WHAT YOU SHOULD DO:
Copy out, with no alterations, the lines below running from the one containing "What matplotlib code" to the one containing "titles = ['Test", inclusive at each end; pictures are omitted.

RECORD LIST:
──────

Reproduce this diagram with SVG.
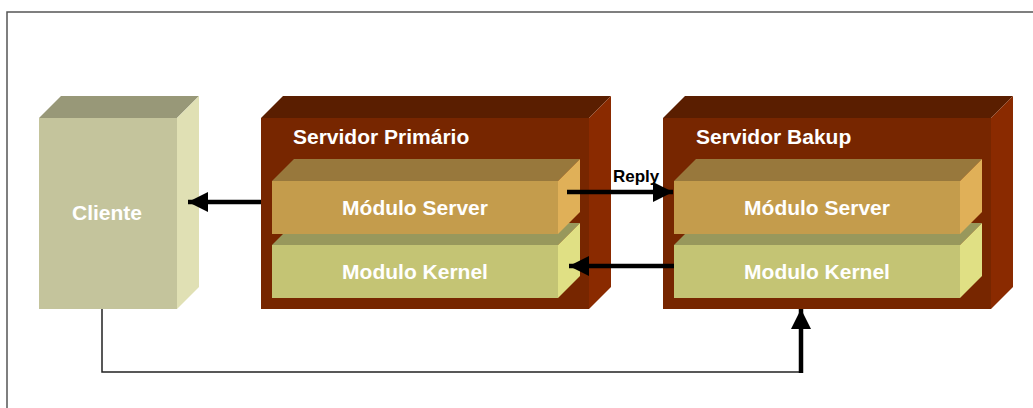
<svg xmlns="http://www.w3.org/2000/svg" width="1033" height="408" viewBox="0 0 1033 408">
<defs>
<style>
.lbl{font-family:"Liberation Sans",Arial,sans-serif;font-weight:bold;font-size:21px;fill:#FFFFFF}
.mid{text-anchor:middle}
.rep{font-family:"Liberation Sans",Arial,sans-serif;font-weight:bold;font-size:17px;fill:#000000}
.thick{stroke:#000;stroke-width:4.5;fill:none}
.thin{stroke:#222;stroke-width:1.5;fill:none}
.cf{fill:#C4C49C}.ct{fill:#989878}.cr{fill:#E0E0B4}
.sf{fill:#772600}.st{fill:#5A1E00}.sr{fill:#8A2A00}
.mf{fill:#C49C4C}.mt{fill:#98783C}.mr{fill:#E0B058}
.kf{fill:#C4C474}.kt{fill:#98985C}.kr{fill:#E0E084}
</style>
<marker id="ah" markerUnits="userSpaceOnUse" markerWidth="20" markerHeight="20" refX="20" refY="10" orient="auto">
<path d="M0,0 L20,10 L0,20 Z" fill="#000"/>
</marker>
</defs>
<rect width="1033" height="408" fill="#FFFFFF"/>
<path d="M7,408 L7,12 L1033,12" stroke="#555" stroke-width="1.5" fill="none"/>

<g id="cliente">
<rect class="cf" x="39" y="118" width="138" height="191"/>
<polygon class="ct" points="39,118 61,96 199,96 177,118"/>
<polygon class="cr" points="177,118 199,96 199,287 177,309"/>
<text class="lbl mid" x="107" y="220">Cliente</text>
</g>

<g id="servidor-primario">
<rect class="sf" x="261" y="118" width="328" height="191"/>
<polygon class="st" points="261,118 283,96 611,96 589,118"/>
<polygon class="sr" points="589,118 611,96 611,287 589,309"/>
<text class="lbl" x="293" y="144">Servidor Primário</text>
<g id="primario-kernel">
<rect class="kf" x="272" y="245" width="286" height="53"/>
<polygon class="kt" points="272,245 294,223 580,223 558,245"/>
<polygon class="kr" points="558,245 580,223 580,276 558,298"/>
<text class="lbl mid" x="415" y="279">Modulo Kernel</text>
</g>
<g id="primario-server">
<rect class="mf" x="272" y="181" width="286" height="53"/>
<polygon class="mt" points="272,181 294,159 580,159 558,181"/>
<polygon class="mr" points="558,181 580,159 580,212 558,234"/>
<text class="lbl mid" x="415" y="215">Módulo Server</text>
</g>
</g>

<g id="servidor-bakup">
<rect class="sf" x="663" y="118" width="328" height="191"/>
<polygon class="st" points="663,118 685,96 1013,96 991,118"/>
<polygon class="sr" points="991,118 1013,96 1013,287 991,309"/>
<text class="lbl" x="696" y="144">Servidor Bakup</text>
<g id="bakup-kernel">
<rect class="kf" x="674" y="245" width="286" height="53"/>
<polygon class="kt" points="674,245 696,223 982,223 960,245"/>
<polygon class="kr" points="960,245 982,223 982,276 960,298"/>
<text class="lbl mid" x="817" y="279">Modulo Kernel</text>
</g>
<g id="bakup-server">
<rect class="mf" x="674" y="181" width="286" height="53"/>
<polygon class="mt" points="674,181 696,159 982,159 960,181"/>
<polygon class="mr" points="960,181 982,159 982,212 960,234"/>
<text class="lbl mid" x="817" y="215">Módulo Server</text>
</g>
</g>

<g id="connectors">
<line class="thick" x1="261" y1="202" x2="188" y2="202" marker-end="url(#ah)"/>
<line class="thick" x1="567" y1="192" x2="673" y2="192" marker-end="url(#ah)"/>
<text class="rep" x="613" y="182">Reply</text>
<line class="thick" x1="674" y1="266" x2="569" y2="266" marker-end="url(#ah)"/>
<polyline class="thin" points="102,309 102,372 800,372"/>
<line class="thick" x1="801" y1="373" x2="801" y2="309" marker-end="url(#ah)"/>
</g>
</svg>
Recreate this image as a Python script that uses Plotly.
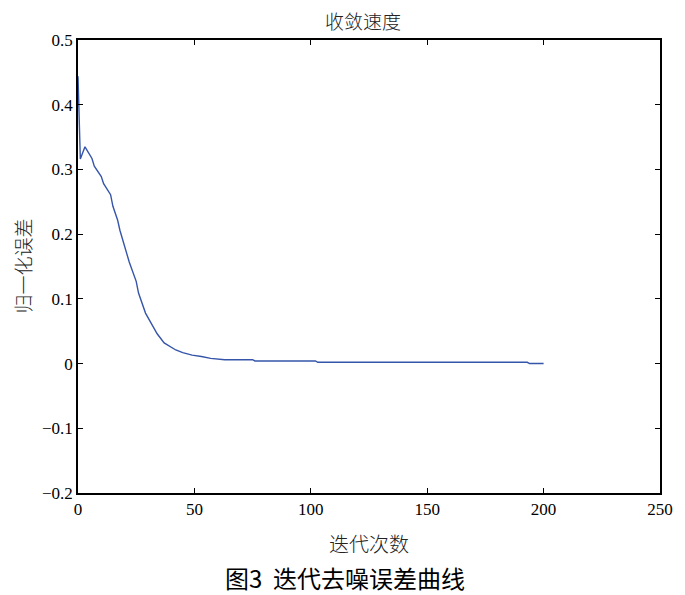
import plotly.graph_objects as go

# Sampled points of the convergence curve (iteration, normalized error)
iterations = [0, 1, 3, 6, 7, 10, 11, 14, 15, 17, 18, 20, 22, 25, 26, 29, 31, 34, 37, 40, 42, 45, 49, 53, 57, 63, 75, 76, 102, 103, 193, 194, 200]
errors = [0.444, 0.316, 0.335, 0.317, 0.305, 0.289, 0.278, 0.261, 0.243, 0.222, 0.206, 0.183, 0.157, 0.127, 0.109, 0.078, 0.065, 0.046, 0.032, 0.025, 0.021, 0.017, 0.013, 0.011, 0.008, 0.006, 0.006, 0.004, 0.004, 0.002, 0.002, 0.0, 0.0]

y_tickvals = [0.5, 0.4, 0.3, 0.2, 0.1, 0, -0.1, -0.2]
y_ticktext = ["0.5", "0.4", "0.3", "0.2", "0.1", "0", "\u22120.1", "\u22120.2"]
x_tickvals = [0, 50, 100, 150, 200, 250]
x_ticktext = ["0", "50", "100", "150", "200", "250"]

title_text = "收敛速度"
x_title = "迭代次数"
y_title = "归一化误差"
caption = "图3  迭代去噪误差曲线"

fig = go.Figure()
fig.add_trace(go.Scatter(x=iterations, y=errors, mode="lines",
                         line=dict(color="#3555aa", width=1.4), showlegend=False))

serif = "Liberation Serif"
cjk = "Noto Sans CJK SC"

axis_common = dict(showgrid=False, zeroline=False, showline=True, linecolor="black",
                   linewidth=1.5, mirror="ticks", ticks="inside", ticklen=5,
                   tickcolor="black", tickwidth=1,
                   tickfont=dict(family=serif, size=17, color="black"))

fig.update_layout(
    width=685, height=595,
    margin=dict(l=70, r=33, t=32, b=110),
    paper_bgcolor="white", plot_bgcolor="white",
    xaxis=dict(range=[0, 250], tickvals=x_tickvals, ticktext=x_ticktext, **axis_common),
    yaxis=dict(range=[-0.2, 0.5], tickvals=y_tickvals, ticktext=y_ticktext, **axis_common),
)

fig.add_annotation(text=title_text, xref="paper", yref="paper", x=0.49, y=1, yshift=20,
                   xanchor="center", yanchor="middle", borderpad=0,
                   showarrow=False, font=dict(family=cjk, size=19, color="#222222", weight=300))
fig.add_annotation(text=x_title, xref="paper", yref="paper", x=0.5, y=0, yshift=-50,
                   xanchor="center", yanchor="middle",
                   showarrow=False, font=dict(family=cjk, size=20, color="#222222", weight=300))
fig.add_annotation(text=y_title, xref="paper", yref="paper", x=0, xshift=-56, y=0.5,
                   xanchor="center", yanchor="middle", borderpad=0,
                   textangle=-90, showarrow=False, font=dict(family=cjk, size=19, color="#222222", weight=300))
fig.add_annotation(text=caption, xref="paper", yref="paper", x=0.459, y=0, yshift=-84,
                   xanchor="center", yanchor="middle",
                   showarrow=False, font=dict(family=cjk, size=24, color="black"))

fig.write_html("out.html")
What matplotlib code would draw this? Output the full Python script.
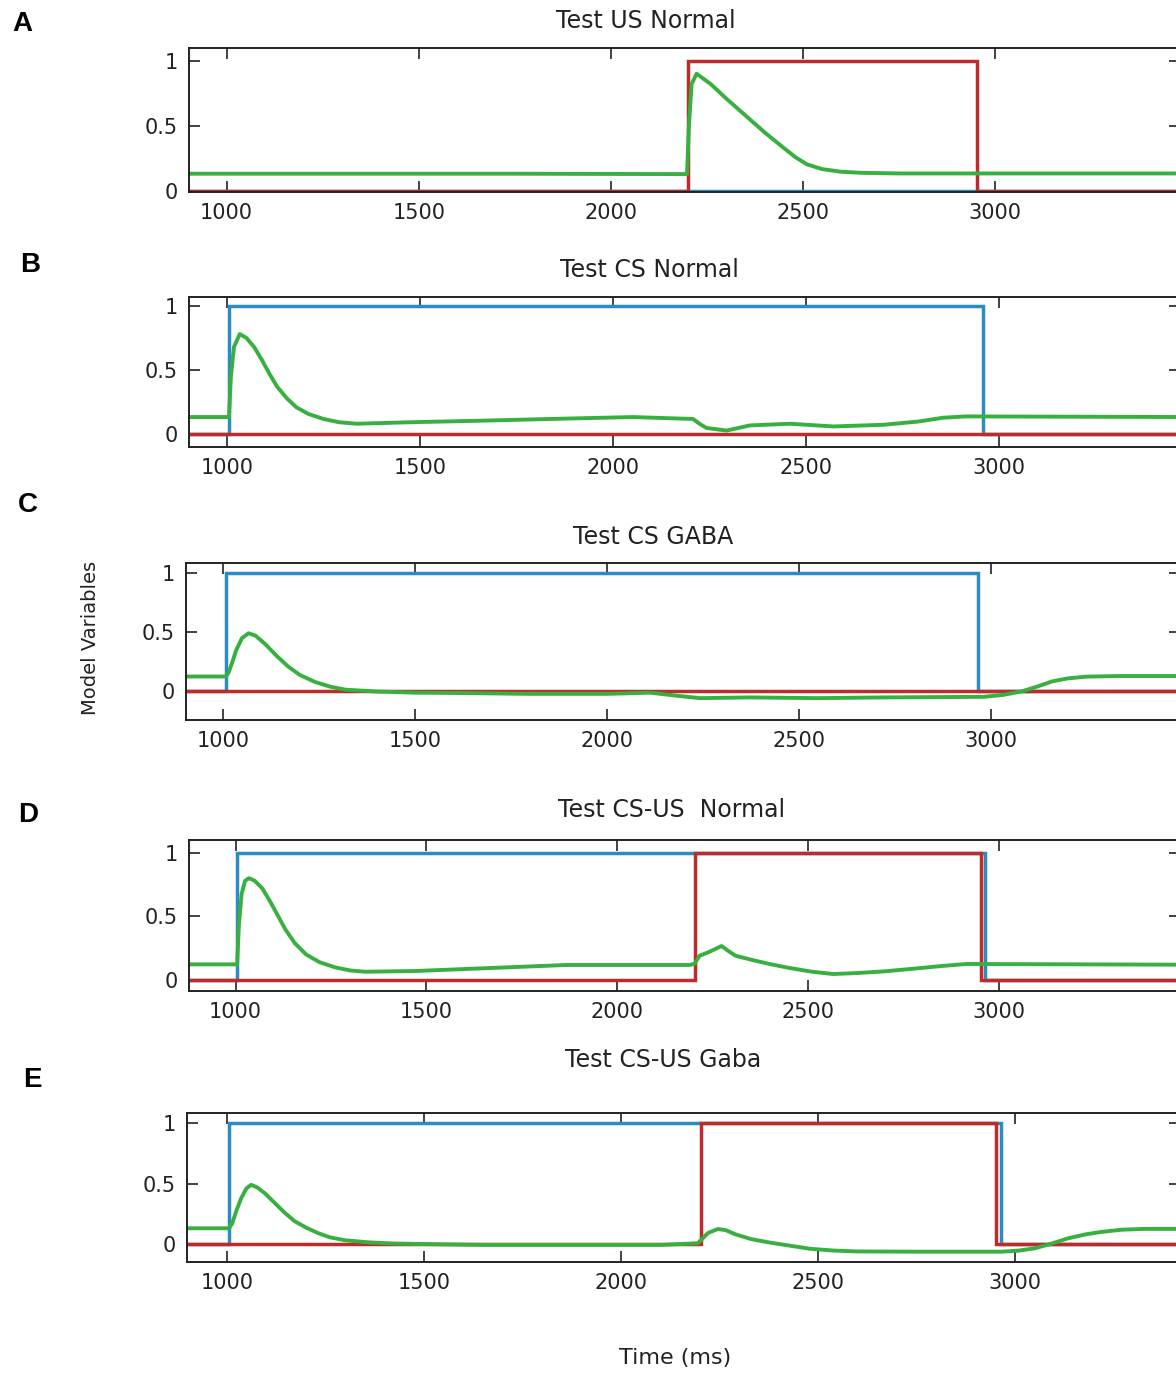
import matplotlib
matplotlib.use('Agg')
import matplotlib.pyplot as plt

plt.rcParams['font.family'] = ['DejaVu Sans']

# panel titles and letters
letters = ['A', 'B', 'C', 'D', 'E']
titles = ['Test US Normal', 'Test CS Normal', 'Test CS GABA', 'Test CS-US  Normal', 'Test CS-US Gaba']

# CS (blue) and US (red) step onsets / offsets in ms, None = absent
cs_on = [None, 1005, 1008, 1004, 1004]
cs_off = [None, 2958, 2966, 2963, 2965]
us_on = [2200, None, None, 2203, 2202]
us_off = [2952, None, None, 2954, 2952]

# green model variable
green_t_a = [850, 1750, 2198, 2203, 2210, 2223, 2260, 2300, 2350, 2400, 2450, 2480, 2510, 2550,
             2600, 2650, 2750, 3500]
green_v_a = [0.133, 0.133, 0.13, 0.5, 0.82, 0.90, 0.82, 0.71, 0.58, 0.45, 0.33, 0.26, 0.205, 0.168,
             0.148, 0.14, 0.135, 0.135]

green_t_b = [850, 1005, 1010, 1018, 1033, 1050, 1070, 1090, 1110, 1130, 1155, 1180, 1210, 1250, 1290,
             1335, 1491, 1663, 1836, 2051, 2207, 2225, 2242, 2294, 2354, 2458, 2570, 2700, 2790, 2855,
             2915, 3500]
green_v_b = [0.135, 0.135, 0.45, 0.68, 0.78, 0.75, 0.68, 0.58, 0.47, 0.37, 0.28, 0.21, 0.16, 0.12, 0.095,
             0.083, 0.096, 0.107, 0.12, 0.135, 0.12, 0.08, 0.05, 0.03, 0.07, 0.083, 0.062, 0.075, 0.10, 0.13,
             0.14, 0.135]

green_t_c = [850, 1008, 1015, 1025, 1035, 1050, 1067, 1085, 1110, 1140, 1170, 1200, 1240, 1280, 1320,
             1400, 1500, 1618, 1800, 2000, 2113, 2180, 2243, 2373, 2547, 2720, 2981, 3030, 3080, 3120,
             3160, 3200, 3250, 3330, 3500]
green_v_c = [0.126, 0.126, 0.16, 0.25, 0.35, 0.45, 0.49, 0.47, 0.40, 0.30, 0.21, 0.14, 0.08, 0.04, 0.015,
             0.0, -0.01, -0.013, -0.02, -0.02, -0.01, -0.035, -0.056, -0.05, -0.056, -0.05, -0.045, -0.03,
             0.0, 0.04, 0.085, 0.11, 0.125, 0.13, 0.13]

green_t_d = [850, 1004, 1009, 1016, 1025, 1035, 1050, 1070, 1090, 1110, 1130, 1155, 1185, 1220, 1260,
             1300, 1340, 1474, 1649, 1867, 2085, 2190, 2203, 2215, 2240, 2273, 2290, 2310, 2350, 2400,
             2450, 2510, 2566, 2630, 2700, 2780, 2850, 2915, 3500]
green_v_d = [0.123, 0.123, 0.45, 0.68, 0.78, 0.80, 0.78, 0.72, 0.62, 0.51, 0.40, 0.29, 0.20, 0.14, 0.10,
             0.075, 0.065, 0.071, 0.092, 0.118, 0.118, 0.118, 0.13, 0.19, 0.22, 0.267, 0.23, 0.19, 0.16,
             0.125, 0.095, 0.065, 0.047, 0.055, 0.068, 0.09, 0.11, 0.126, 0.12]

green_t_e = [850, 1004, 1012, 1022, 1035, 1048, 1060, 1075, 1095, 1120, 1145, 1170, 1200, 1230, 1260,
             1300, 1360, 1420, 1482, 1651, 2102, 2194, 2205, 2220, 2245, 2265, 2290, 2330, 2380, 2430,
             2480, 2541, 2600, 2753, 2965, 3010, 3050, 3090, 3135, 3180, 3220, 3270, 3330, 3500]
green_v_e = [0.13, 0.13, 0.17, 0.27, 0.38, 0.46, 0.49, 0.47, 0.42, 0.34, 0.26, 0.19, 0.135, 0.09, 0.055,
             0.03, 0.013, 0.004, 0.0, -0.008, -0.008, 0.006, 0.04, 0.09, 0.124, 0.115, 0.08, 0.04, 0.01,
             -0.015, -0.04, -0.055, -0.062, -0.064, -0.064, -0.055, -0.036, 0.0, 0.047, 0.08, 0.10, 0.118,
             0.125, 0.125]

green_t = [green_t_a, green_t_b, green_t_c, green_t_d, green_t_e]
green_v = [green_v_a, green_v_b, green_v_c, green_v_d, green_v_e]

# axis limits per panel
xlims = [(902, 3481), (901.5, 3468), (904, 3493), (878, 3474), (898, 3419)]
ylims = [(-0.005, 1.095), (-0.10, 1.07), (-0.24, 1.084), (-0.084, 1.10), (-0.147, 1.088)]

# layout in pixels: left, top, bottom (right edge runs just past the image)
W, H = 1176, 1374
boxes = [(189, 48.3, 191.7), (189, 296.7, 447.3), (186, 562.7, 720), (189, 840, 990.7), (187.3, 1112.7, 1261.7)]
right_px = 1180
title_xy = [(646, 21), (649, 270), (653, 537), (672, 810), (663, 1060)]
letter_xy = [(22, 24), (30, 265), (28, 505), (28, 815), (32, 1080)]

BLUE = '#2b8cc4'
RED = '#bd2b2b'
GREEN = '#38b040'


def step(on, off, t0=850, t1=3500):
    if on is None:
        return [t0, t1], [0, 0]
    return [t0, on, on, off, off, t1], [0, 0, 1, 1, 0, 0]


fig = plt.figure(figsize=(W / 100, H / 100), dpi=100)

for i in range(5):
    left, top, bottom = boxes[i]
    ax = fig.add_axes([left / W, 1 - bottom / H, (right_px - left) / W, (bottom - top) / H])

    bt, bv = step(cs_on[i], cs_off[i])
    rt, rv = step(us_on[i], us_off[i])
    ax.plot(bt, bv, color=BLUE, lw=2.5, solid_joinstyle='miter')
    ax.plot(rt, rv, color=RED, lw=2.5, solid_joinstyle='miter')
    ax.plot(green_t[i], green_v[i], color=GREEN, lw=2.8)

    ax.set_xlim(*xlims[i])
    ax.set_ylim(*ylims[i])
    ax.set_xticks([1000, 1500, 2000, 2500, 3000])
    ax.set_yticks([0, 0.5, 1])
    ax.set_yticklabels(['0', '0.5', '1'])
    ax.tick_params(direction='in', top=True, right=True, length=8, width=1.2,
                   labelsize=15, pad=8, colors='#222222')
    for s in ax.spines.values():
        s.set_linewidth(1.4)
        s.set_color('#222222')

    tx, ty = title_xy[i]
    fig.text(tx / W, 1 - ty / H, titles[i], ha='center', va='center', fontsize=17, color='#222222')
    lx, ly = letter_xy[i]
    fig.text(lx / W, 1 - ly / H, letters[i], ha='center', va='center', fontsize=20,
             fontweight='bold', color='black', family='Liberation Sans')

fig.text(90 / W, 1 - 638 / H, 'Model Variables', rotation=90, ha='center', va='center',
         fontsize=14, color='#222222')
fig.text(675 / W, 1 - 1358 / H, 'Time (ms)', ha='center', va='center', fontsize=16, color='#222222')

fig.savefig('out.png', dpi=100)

──────

REPLY:
What matplotlib code would draw this? Output the full Python script.
import matplotlib
matplotlib.use('Agg')
import matplotlib.pyplot as plt

plt.rcParams['font.family'] = ['DejaVu Sans']

# panel titles and letters
letters = ['A', 'B', 'C', 'D', 'E']
titles = ['Test US Normal', 'Test CS Normal', 'Test CS GABA', 'Test CS-US  Normal', 'Test CS-US Gaba']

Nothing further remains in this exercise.